È questa un'applicazione del principio, dettato in genere per le obbligazioni solidali, per cui, quando l'obbligazione sia stata contratta nell'interesse esclusivo di alcuno dei debitori, sarà posto a carico del debitore con interesse esclusivo l'intero peso del debito (art. 1298 1^ comma C.c.): venendo meno la stessa eventualità del regresso, se a pagare sia stato il debitore con interesse esclusivo, e dandosi invece il regresso per l'intero solo al debitore privo d'interesse (cfr., per es., gli artt. 1944 1 comma, 1950 e 1951 C.c.). Nessuna possibilità invece di configurare un regresso, ai sensi dell'art. 2055 2^ comma C.c. o di qualsiasi altra norma, tra responsabili indiretti o per fatto altrui ("idest" tutti incolpevoli), venendo a mancare in detta ipotesi la stessa funzione giuridica ed economica del regresso, che è quella di accollare il costo del danno all'effettivo responsabile (colpevole) e che non potrebbe utilmente dispiegarsi contro chi non abbia nessuna responsabilità (o colpa) nel fatto dannoso. Dopo aver pagato, pertanto, il responsabile indiretto non potrà esercitare il regresso contro un altro responsabile indiretto ne' "pro quota" ne' per l'intero, ma dovrà agire, per l'intero, soltanto contro l'unico colpevole, ovvero il responsabile diretto.
Questi principi non sono nuovi nella giurisprudenza di legittimità, la quale infatti, in un precedente piuttosto remoto, di cui ha fatto puntuale applicazione la Corte di merito, ebbe occasione di statuire che il principio in forza del quale, nell'obbligazione solidale da fatto illecito, l'onere di ciascun obbligato, nei rapporti interni, è proporzionato alla relativa colpa e all'entità delle conseguenze che ne sono derivate comporta, con riguardo all'obbligazione risarcitoria, per i danni conseguenti ad un incidente stradale, del conducente nonché del proprietario del veicolo e del datore di lavoro del conducente, che questi ultimi due, solidalmente responsabili col primo, a norma rispettivamente degli art. 2054 3 comma e 2049 C.c., mentre non possono ripartire tra ciascuno di essi e il conducente dipendente il cennato onere (ricollegabile solo alla condotta colposa di questo) e di conseguenza sono privi di regresso l'uno contro l'altro;
possono esperire, nello stesso o in separato giudizio, azione di rivalsa contro il conducente dipendente, autore del fatto dannoso, per l'intera somma pagata al terzo danneggiato (Cass. 12 febbraio 1982 n. 856).
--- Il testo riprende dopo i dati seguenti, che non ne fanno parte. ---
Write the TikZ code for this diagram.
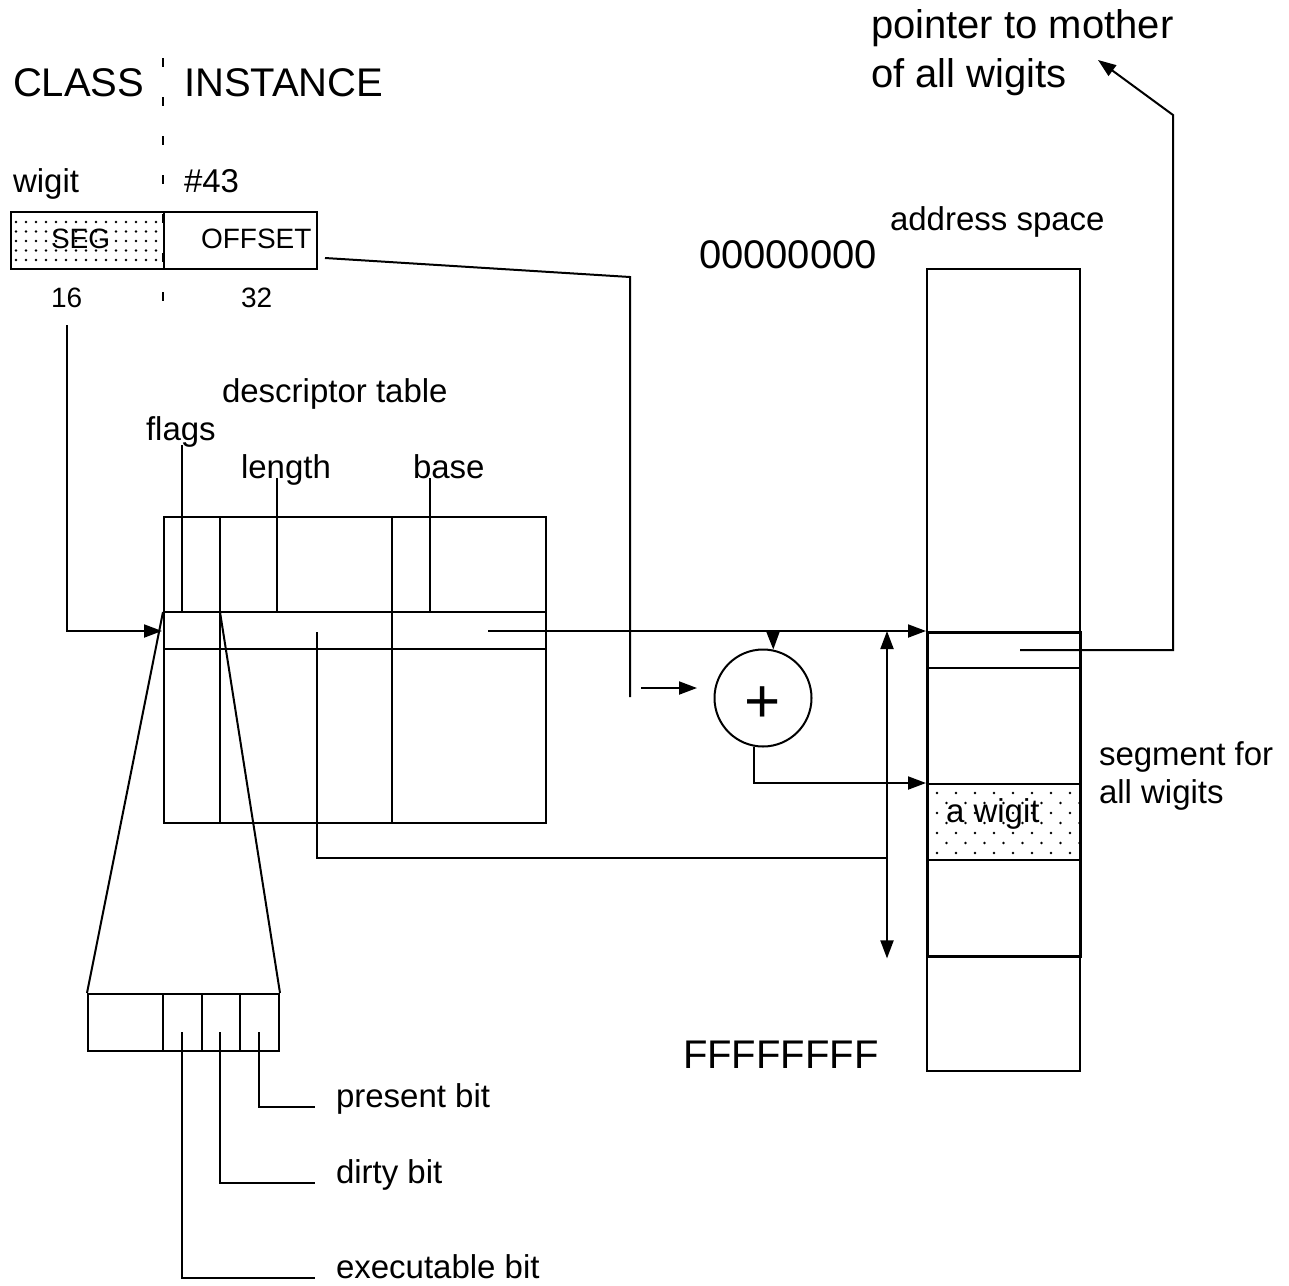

Una volta correttamente appurato dalla Corte di merito che nulla il Comune può pretendere dall'A.N.A.S. (ora Provincia Autonoma), esula anzitutto il denunciato vizio di ultrapetizione, giacché il giudice "a quo", richiesto dall'appellante di negare legittimità all'azione di regresso (o rivalsa) del Comune, segnatamente per l'assenza del rapporto di preposizione tra l'A.N.A.S. e il F, ha solo individuato, in punto di diritto ("jura novit curia"), una ragione ancora più assorbente. Secondariamente, attesa l'impossibilità di riversare sull'A.N.A.S. le conseguenze economiche del sinistro, si palesa priva di pregio la distinzione, che rischia di essere puramente terminologica, tra regresso e rivalsa (o manleva), sulla quale tanto insiste il ricorrente;
e, per altro verso, è ininfluente accertare se tra l'A.N.A.S. e il F corresse un rapporto di preposizione e giustamente quindi la Corte dichiara di volerne prescindere. Ed infatti, se è vero che, ove mai l'A.N.A.S. non avesse nemmeno veste di datore di lavoro o preponente del F, a maggior ragione non potrebbe essere chiamata, e oggi per essa la Provincia, a rispondere di alcunché verso chicchessia;
l'ipotetica esistenza di un siffatto rapporto non modificherebbe la condizione sostanziale e processuale dell'A.N.A.S., che, per quanto detto, resterebbe estranea alla pretesa oggi azionata dal Comune. Il rigetto del ricorso principale comporta l'assorbimento del ricorso incidentale condizionato.
Giusti motivi consigliano di compensare tra le parti le spese del giudizio di Cassazione.